Plotting code records

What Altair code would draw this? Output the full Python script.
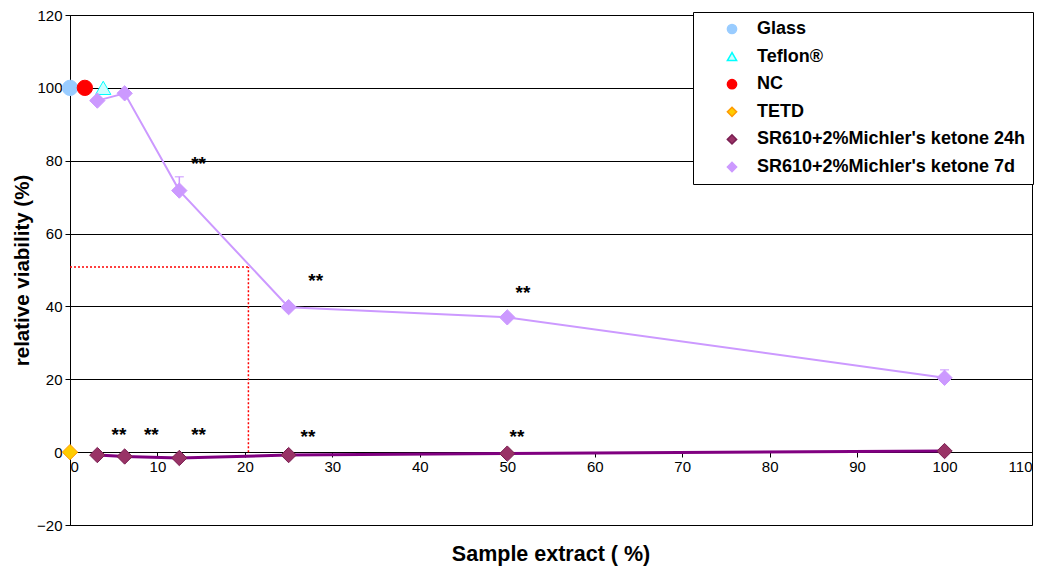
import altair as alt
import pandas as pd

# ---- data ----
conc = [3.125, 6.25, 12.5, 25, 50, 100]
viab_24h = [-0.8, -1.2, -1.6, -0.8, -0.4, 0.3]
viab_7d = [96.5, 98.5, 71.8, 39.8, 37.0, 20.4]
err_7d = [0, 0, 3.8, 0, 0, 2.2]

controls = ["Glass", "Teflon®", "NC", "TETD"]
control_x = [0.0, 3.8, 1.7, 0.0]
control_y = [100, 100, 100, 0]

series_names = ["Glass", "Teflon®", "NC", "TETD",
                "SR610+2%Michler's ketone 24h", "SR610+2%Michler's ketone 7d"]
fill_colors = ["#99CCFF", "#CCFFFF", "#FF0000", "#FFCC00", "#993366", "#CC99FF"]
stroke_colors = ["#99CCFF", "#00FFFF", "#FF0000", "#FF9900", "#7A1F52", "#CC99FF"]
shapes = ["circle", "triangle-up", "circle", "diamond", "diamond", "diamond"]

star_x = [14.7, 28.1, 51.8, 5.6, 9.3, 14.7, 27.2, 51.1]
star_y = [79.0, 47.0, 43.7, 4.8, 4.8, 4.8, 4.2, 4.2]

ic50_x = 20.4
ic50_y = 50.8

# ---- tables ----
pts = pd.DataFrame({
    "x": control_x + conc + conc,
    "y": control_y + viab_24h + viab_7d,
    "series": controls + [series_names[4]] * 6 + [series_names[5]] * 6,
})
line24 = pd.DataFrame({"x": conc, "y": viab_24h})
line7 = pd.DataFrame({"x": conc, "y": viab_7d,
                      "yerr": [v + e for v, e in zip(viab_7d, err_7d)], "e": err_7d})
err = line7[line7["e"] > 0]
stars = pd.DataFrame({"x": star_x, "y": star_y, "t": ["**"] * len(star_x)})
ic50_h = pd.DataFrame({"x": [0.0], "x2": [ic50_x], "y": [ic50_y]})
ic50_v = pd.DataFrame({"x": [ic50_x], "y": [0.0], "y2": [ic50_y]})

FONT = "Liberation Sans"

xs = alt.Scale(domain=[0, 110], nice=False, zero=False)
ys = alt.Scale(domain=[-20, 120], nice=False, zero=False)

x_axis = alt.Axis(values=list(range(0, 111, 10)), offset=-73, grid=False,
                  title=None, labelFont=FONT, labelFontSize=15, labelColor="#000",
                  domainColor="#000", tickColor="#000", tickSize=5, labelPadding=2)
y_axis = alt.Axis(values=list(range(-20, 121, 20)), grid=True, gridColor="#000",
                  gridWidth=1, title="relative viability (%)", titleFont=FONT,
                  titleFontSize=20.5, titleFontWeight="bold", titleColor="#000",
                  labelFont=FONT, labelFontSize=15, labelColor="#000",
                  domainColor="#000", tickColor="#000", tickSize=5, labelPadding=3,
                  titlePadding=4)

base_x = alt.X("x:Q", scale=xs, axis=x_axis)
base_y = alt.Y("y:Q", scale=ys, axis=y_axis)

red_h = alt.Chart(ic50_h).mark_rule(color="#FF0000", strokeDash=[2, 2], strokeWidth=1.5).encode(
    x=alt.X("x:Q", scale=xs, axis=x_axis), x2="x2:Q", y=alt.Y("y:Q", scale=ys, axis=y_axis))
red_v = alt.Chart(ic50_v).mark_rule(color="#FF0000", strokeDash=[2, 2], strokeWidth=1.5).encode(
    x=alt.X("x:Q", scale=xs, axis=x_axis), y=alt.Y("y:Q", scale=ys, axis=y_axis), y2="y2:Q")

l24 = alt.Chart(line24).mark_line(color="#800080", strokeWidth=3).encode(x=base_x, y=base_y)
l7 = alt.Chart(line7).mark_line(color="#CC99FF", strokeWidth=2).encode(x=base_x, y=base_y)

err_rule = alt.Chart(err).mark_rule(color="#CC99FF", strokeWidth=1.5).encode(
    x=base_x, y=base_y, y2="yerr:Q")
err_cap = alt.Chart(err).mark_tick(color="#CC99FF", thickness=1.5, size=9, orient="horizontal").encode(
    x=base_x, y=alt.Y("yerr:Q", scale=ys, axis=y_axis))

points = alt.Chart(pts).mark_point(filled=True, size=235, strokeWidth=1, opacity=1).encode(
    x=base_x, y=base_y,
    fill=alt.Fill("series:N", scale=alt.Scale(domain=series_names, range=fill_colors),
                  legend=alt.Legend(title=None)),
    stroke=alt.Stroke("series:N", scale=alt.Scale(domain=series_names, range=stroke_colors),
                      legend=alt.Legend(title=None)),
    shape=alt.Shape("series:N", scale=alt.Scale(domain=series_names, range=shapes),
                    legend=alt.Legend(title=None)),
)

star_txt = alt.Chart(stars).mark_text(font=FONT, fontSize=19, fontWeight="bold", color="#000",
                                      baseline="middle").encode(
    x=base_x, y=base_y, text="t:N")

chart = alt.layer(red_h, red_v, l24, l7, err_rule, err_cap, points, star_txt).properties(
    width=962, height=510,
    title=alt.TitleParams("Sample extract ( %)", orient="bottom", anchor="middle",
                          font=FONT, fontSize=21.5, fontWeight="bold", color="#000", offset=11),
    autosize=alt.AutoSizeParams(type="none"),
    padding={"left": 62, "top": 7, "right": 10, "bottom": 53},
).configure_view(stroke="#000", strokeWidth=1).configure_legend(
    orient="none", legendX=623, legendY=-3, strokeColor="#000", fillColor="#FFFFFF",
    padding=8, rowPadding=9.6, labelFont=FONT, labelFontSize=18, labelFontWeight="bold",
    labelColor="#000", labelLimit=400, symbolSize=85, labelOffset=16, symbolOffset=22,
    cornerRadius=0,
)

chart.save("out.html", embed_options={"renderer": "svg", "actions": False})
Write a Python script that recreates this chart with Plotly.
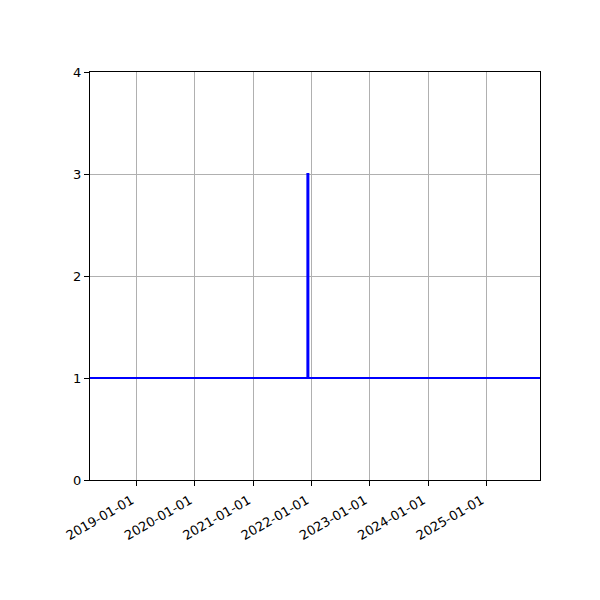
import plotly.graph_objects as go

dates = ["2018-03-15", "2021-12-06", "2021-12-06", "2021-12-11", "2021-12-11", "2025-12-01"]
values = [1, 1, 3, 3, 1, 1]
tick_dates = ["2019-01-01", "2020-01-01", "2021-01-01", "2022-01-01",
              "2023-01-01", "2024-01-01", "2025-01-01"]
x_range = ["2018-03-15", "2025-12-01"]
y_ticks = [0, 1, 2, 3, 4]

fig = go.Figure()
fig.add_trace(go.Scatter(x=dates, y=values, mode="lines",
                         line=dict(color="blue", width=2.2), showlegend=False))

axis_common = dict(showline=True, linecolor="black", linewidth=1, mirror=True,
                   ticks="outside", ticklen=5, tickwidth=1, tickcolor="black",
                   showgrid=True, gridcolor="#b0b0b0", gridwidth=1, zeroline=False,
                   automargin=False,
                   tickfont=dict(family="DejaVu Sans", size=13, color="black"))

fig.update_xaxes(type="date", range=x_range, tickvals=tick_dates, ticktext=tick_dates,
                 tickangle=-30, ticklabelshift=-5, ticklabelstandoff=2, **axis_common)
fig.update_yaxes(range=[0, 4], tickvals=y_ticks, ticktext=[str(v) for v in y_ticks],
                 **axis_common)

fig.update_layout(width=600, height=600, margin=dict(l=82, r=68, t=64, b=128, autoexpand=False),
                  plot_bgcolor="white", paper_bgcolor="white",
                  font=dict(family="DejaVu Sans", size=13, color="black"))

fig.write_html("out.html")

- **GOAL**
Repeat the listing above from its first line through the line that contains "ic50_y = 50.8", both included, and nothing more. Drop the pictures.

- **REPLY**
What Altair code would draw this? Output the full Python script.
import altair as alt
import pandas as pd

# ---- data ----
conc = [3.125, 6.25, 12.5, 25, 50, 100]
viab_24h = [-0.8, -1.2, -1.6, -0.8, -0.4, 0.3]
viab_7d = [96.5, 98.5, 71.8, 39.8, 37.0, 20.4]
err_7d = [0, 0, 3.8, 0, 0, 2.2]

controls = ["Glass", "Teflon®", "NC", "TETD"]
control_x = [0.0, 3.8, 1.7, 0.0]
control_y = [100, 100, 100, 0]

series_names = ["Glass", "Teflon®", "NC", "TETD",
                "SR610+2%Michler's ketone 24h", "SR610+2%Michler's ketone 7d"]
fill_colors = ["#99CCFF", "#CCFFFF", "#FF0000", "#FFCC00", "#993366", "#CC99FF"]
stroke_colors = ["#99CCFF", "#00FFFF", "#FF0000", "#FF9900", "#7A1F52", "#CC99FF"]
shapes = ["circle", "triangle-up", "circle", "diamond", "diamond", "diamond"]

star_x = [14.7, 28.1, 51.8, 5.6, 9.3, 14.7, 27.2, 51.1]
star_y = [79.0, 47.0, 43.7, 4.8, 4.8, 4.8, 4.2, 4.2]

ic50_x = 20.4
ic50_y = 50.8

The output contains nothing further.